Intervention de Constance Le Grip

Séance en hémicycle du jeudi 20 janvier 2022 à 9h00
Condamnation des crimes perpétrés contre les ouïghours — Discussion générale

Photo issue du site de l'Assemblée nationale ou de WikipediaConstance Le Grip :

La proposition de résolution portant sur la reconnaissance et la condamnation du caractère génocidaire des violences politiques systématiques ainsi que des crimes contre l'humanité actuellement perpétrés par la République populaire de Chine à l'égard des Ouïghours est un texte très important et le moment que nous vivons ensemble est un moment attendu. Il est temps pour notre Assemblée nationale de sortir de son silence et de dénoncer solennellement les exactions de toutes sortes, les persécutions et violations graves et systématiques des droits de l'homme, assimilables à des crimes contre l'humanité, commises par les autorités de la République populaire de Chine à l'encontre du peuple ouïghour.

Deux textes sont inscrits à l'ordre du jour des travaux de notre assemblée : la proposition de résolution en discussion et celle de Frédérique Dumas, que j'ai cosignée et dont l'examen est prévu pour le 4 février prochain, portant sur la reconnaissance et la condamnation des violences systématiques et planifiées, des crimes contre l'humanité et du risque sérieux de génocide en cours perpétrés par la République populaire de Chine à l'encontre des Ouïghours et appelant à la mise en place d'une enquête internationale indépendante.

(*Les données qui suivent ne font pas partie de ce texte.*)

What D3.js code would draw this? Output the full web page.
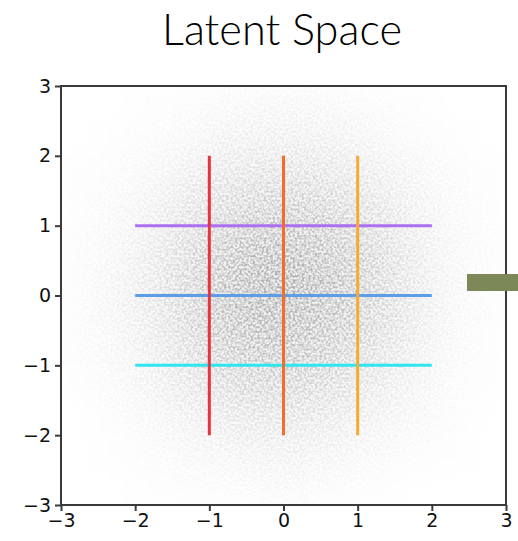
<!DOCTYPE html>
<html>
<head>
<meta charset="utf-8">
<script src="https://cdn.jsdelivr.net/npm/d3@7"></script>
<style>
  html, body { margin: 0; padding: 0; background: #fff; }
  svg { display: block; }
</style>
</head>
<body>
<svg id="chart" width="518" height="541"></svg>
<script>
// Axis ticks
const xTicks = [-3, -2, -1, 0, 1, 2, 3];
const yTicks = [-3, -2, -1, 0, 1, 2, 3];

// Sample density of the latent cloud on a 0.5-unit grid (rows top to bottom)
const gridX = [-2.75, -2.25, -1.75, -1.25, -0.75, -0.25, 0.25, 0.75, 1.25, 1.75, 2.25, 2.75];
const gridY = [2.75, 2.25, 1.75, 1.25, 0.75, 0.25, -0.25, -0.75, -1.25, -1.75, -2.25, -2.75];
const density = [
  [0.000, 0.000, 0.005, 0.010, 0.015, 0.020, 0.020, 0.015, 0.010, 0.005, 0.000, 0.000],
  [0.000, 0.005, 0.010, 0.020, 0.030, 0.035, 0.035, 0.030, 0.020, 0.010, 0.005, 0.000],
  [0.005, 0.010, 0.020, 0.040, 0.055, 0.065, 0.065, 0.055, 0.040, 0.025, 0.010, 0.005],
  [0.005, 0.015, 0.035, 0.060, 0.085, 0.100, 0.100, 0.085, 0.060, 0.035, 0.015, 0.005],
  [0.010, 0.020, 0.045, 0.080, 0.115, 0.135, 0.130, 0.110, 0.080, 0.045, 0.020, 0.010],
  [0.010, 0.025, 0.050, 0.090, 0.130, 0.155, 0.150, 0.125, 0.090, 0.050, 0.020, 0.010],
  [0.010, 0.025, 0.050, 0.090, 0.130, 0.150, 0.145, 0.120, 0.085, 0.050, 0.020, 0.010],
  [0.010, 0.020, 0.040, 0.075, 0.110, 0.125, 0.120, 0.100, 0.070, 0.040, 0.015, 0.005],
  [0.005, 0.015, 0.030, 0.055, 0.080, 0.095, 0.090, 0.075, 0.050, 0.030, 0.010, 0.005],
  [0.000, 0.010, 0.020, 0.035, 0.050, 0.060, 0.055, 0.045, 0.030, 0.020, 0.010, 0.000],
  [0.000, 0.005, 0.010, 0.020, 0.025, 0.030, 0.030, 0.025, 0.015, 0.010, 0.005, 0.000],
  [0.000, 0.000, 0.005, 0.010, 0.010, 0.015, 0.015, 0.010, 0.005, 0.000, 0.000, 0.000]
];

// Grid traversal lines through the latent space
const verticalLines = [
  { x: -1, y0: -2, y1: 2, color: "#e8343c" },
  { x: 0,  y0: -2, y1: 2, color: "#f26d2c" },
  { x: 1,  y0: -2, y1: 2, color: "#f7aa32" }
];
const horizontalLines = [
  { y: 1,  x0: -2, x1: 2, color: "#ab6ff0" },
  { y: 0,  x0: -2, x1: 2, color: "#5c9de8" },
  { y: -1, x0: -2, x1: 2, color: "#30e6ee" }
];

const svg = d3.select("#chart");
const plotL = 61, plotR = 506, plotT = 86, plotB = 505;

const x = d3.scaleLinear().domain([-3, 3]).range([plotL, plotR]);
const y = d3.scaleLinear().domain([-3, 3]).range([plotB, plotT]);

const defs = svg.append("defs");
defs.append("clipPath").attr("id", "plotClip")
  .append("rect").attr("x", plotL).attr("y", plotT)
  .attr("width", plotR - plotL).attr("height", plotB - plotT);

// Soft, grainy haze for the point cloud
const f = defs.append("filter").attr("id", "haze")
  .attr("filterUnits", "userSpaceOnUse")
  .attr("x", plotL).attr("y", plotT).attr("width", plotR - plotL).attr("height", plotB - plotT);
f.append("feGaussianBlur").attr("in", "SourceGraphic").attr("stdDeviation", 18).attr("result", "soft");
f.append("feTurbulence").attr("type", "fractalNoise").attr("baseFrequency", 0.45)
  .attr("numOctaves", 1).attr("seed", 7).attr("result", "noise");
f.append("feColorMatrix").attr("in", "noise").attr("type", "matrix")
  .attr("values", "0 0 0 0 0  0 0 0 0 0  0 0 0 0 0  3.2 0 0 0 -1.2").attr("result", "grain");
f.append("feComposite").attr("in", "soft").attr("in2", "grain")
  .attr("operator", "arithmetic").attr("k1", 1.4).attr("k2", 0.35).attr("k3", 0).attr("k4", 0);

const cells = [];
gridY.forEach((gy, i) => gridX.forEach((gx, j) => cells.push({ gx, gy, v: density[i][j] })));

const cloud = svg.append("g").attr("clip-path", "url(#plotClip)")
  .append("g").attr("filter", "url(#haze)");
cloud.selectAll("rect").data(cells).join("rect")
  .attr("x", d => x(d.gx - 0.25))
  .attr("y", d => y(d.gy + 0.25))
  .attr("width", x(0.5) - x(0))
  .attr("height", y(0) - y(0.5))
  .attr("fill", "#000")
  .attr("fill-opacity", d => d.v * 1.25);

// Lines
svg.append("g").selectAll("line").data(horizontalLines).join("line")
  .attr("x1", d => x(d.x0)).attr("x2", d => x(d.x1))
  .attr("y1", d => y(d.y)).attr("y2", d => y(d.y))
  .attr("stroke", d => d.color).attr("stroke-width", 3);
svg.append("g").selectAll("line").data(verticalLines).join("line")
  .attr("x1", d => x(d.x)).attr("x2", d => x(d.x))
  .attr("y1", d => y(d.y0)).attr("y2", d => y(d.y1))
  .attr("stroke", d => d.color).attr("stroke-width", 3);

// Frame
svg.append("rect").attr("x", plotL).attr("y", plotT)
  .attr("width", plotR - plotL).attr("height", plotB - plotT)
  .attr("fill", "none").attr("stroke", "#3a3a3a").attr("stroke-width", 2);

// Axes
const fmt = d => d < 0 ? "\u2212" + Math.abs(d) : String(d);
const xAxis = svg.append("g").attr("transform", `translate(0,${plotB})`)
  .call(d3.axisBottom(x).tickValues(xTicks).tickFormat(fmt).tickSize(6).tickPadding(3));
const yAxis = svg.append("g").attr("transform", `translate(${plotL},0)`)
  .call(d3.axisLeft(y).tickValues(yTicks).tickFormat(fmt).tickSize(6).tickPadding(4));
[xAxis, yAxis].forEach(a => {
  a.select(".domain").remove();
  a.selectAll(".tick line").attr("stroke", "#3a3a3a").attr("stroke-width", 2);
  a.selectAll(".tick text").attr("fill", "#111")
    .style("font-family", "'DejaVu Sans', sans-serif").style("font-size", "19px");
});

// Arrow stub on the right edge
svg.append("rect").attr("x", 467).attr("y", 274).attr("width", 51).attr("height", 17)
  .attr("fill", "#7d8859");

// Title
const title = svg.append("text").attr("x", 282).attr("y", 45)
  .attr("text-anchor", "middle")
  .style("font-family", "Lato, 'Open Sans', sans-serif").style("font-weight", 300)
  .style("font-size", "40px").attr("fill", "#000").text("Latent Space");
const w = title.node().getComputedTextLength();
title.style("font-size", (40 * 240 / w) + "px");
</script>
</body>
</html>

Nous ne pourrons pas dire que nous ne savions pas. Internements de masse de la population ouïghoure dans des camps dits de rééducation, déportations depuis le Xinjiang vers d'autres régions de Chine, arrestations et détentions arbitraires, peine capitale, travail forcé dans des camps d'internement ou dans des usines – on peut parler d'esclavage –, torture, agressions sexuelles et viols systématisés, prélèvements forcés d'organes, transferts forcés et détentions des enfants ouïghours dans des orphelinats publics dès lors que l'un de leurs parents est interné dans un de ces sinistres camps, surveillance de masse, y compris numérique, intrusion policière massive, avec ces séjours à domicile de cadres chinois hommes dans les foyers ouïghours, restrictions draconiennes des pratiques religieuses, destruction du patrimoine culturel, à commencer par les lieux de culte, fin de l'éducation en langue ouïghoure dans une volonté affichée de sinisation forcée des Ouïghours et d'éradication de la culture et de l'identité ouïghoures : voilà ce que subissent depuis plusieurs années les populations ouïghoures, ainsi d'ailleurs que d'autres minorités ethniques, musulmanes et turciques, dans cette région du Xinjiang.

Comment ne pas évoquer aussi la stratégie de contrôle répressif des naissances, qui repose à la fois sur une stérilisation forcée d'un nombre extrêmement élevé de femmes et sur l'internement des hommes en âge de procréer ? La mise en œuvre de cette stratégie de contrôle répressif des naissances a bien sûr fait chuter drastiquement le taux de natalité des Ouïghours dans la région du Xinjiang. Il y a bien là la marque caractérisée de la volonté des autorités de la République populaire de Chine de détruire biologiquement les populations ouïghoures et turciques, ce que l'on peut considérer comme l'un des principaux critères de la définition du terme de génocide, d'après la convention de 1948 de l'ONU.

Les Parlements canadien, néerlandais, britannique, lituanien, tchèque et belge ont déjà adopté des résolutions condamnant très solennellement les violations des droits humains, les persécutions et les crimes contre l'humanité commis contre la population ouïghoure et, pour certaines de ces résolutions, reconnaissant le caractère génocidaire des violences exercées. Le Congrès américain lui aussi, dès 2019, dénonçait le travail forcé et appelait au rétablissement plein et entier des droits humains du peuple ouïghour.

Cela a été dit précédemment, le Parlement européen, de son côté, non seulement a décerné dès 2019 le prix Sakharov pour la liberté de l'esprit et les droits humains au Ouïghour Ilham Tohti, incarcéré et condamné en 2014 à la perpétuité par le régime de Pékin, mais a également discuté et adopté deux résolutions, l'une en décembre 2019, l'autre en décembre 2020, des résolutions transpartisanes et votées à une très large majorité dans l'hémicycle du Parlement de Strasbourg, notamment avec les voix des députés européens de la famille de la droite républicaine.

Parce que nous ne pourrons jamais dire que nous ne savions pas, parce qu'il faut dire les choses, sortir du silence complaisant, parce qu'il faut mettre des mots sur les maux, parce que nous ne pouvons plus rester inertes face à la tragédie absolue vécue par les populations ouïghoures face aux violences, aux exactions de toutes natures, à ces crimes contre l'humanité, je voterai la proposition de résolution défendue aujourd'hui par le groupe socialiste.